Pengacara Nilai Dakwaan Kabur
Pada sidang sebelumnya, jaksa penuntut umum Robert Silalahi menjelaskan bahwa terdakwa ENS adalah Kepala Panti Asuhan Simpang Tiga yang memiliki sekitar 25 orang anak asuh. Anak- anak dari keluarga miskin ini diurus dan disekolahkan oleh panti asuhan.
Menurut jaksa, pada Desember 2019, korban mengadukan kepada teman sekolahnya, yang selanjutnya melaporkan kepada orang tua. Selanjutnya informasi ini pun diteruskan kepada kepala lingkungan yang melanjutkan ke Dinas Pemberdayaan Perempuan dan Perlindungan Anak.
"Terdakwa yang merupakan Kepala Panti Asuhan ini memegang, memasukan jarinya ke alat vital korban, yang dilakukan selama 7 tahun," kata jaksa.
Penasihat hukum terdakwa ENS, Sri Falmen Siregar, membantah tudingan yang dialamatkan kepada kliennya.
"Yang selama ini dituduhkan oknum-oknum itu tidak benar, karena menurut saya anak ini tidak diapa-apai oleh terdakwa," ujarnya di Pengadilan Negeri Medan, Selasa (28/7/2020).
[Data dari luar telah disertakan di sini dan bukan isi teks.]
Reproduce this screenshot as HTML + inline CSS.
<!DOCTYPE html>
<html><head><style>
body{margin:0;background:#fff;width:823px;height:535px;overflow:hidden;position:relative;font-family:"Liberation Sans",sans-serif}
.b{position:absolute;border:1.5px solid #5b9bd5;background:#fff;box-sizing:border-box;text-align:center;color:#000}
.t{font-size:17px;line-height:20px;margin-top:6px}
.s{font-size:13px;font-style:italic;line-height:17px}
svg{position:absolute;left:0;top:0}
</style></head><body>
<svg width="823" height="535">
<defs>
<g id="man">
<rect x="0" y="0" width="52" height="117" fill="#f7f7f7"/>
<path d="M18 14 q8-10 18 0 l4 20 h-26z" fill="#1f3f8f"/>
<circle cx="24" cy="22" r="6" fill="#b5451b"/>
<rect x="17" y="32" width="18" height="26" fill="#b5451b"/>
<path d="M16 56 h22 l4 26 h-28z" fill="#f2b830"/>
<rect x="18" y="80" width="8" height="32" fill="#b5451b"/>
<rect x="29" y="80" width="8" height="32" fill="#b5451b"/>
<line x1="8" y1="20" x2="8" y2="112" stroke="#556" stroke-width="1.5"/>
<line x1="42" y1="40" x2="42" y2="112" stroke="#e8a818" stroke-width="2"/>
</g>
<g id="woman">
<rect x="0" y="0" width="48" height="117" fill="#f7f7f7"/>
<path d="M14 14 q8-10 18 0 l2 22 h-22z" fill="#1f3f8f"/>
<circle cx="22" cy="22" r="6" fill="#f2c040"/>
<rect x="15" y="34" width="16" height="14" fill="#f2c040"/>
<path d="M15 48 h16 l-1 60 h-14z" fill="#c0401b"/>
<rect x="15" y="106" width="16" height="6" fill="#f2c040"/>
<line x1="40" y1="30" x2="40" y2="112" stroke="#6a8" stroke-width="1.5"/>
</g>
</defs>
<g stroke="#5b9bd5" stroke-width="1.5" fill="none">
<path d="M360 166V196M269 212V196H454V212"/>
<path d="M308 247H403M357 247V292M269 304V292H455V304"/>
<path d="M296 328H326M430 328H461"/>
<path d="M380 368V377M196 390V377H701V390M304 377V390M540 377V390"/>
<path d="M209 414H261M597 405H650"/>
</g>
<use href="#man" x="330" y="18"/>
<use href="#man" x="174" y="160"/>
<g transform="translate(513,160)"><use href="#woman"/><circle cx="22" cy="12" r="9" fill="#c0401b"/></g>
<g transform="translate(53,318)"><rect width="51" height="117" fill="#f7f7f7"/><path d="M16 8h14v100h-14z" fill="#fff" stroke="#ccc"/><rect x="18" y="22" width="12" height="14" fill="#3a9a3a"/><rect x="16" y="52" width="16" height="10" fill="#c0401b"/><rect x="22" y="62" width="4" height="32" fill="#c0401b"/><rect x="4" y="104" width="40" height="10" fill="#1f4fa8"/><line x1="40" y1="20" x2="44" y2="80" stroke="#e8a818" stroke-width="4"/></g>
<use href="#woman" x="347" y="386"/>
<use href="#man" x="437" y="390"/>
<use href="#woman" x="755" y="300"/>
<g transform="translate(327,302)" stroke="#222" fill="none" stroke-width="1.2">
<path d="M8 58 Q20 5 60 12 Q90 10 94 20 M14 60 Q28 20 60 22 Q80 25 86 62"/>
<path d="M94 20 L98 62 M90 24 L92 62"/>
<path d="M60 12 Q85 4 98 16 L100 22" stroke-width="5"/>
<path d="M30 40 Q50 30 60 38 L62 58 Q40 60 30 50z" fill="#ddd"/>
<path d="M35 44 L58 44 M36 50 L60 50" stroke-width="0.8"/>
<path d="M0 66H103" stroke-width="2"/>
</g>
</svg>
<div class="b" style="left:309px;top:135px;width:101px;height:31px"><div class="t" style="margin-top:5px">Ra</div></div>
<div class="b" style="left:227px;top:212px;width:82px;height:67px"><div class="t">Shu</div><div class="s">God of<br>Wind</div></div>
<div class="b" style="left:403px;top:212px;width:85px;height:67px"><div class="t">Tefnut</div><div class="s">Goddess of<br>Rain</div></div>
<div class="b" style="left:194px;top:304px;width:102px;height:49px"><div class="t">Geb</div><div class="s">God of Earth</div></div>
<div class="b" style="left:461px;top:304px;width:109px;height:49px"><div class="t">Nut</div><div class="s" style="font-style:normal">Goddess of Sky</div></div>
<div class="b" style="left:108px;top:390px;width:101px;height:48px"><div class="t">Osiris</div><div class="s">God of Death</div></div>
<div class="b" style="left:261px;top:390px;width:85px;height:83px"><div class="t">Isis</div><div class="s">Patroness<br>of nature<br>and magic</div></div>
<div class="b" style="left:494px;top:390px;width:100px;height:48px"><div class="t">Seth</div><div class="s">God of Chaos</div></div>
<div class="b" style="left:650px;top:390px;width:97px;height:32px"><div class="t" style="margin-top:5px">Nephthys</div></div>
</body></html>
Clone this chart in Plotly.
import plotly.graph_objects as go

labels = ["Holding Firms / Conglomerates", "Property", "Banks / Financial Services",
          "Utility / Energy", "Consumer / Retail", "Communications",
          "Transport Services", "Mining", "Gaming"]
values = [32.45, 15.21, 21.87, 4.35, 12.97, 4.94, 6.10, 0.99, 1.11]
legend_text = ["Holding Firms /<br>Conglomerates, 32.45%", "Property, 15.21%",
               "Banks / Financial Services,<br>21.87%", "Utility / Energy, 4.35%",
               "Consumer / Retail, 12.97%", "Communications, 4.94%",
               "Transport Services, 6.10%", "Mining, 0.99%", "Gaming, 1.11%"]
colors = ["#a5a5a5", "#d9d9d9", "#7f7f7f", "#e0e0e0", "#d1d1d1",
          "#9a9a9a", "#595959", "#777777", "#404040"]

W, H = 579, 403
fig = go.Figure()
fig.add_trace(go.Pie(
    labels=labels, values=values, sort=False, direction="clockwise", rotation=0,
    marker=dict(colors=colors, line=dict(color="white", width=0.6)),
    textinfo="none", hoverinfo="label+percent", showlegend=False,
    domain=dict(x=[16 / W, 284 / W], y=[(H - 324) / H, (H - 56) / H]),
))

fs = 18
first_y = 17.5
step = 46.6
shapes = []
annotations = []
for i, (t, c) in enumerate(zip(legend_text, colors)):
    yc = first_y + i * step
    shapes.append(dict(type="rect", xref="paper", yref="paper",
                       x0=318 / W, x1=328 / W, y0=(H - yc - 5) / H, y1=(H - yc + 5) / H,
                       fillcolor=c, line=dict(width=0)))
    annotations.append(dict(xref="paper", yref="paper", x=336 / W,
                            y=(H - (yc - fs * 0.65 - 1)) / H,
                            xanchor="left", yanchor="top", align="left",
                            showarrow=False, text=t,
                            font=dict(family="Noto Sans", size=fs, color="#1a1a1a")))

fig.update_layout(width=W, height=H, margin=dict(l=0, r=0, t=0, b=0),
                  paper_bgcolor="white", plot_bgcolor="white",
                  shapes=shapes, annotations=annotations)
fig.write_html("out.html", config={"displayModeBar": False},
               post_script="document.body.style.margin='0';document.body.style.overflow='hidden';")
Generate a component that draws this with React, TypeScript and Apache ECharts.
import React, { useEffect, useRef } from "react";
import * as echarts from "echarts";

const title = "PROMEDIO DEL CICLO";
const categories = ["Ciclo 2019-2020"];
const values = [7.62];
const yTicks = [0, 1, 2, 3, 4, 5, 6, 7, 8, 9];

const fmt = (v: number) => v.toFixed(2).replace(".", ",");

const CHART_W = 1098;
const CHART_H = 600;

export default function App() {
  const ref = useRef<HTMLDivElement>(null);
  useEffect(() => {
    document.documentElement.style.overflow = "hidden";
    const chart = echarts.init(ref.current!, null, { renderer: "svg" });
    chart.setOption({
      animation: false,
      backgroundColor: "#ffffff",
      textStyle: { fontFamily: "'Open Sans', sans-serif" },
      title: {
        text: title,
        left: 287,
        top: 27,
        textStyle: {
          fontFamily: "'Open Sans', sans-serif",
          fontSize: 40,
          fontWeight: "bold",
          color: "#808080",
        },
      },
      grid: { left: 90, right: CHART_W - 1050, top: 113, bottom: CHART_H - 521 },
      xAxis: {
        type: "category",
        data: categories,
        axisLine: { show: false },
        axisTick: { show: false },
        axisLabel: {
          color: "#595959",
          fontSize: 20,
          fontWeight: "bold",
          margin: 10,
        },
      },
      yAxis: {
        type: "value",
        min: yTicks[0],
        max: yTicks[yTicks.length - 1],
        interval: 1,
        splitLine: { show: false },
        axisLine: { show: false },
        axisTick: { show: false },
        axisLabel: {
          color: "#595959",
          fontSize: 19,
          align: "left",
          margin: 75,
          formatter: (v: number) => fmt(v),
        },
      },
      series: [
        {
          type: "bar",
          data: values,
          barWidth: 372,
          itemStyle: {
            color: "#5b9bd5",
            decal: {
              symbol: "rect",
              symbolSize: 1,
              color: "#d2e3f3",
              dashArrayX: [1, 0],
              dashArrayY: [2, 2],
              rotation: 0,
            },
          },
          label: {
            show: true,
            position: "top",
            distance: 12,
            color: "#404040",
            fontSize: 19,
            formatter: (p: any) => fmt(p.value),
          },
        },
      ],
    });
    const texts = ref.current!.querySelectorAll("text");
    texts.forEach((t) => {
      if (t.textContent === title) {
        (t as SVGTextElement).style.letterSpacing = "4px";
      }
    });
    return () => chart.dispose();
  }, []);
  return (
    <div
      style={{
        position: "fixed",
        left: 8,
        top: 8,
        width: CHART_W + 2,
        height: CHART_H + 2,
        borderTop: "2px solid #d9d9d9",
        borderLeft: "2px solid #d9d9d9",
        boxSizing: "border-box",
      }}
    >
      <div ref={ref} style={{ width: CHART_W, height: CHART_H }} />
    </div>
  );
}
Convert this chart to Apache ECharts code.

Dikatakannya, ada saksi yang menerangkan bahwa terdakwa dan korban hanyalah tiga menit saja didalam kamar.
"Jadi ada juga saksi yang menjelaskan bahwa dia (terdakwa) tidak berlama-lama di dalam kamar tersebut. Cuma tiga menit doang," katanya.
Ia juga berpendapat dakwaan JPU kabur.
"Dalam dakwaan tersebut disebutkan terdakwa melakukannya setelah ejakulasi lalu dimasukan. Nah itukan tidak logika. Kenapa? Karena kalau sudah ejakulasikan biasanya sudah tidak selera lagi kita," katanya.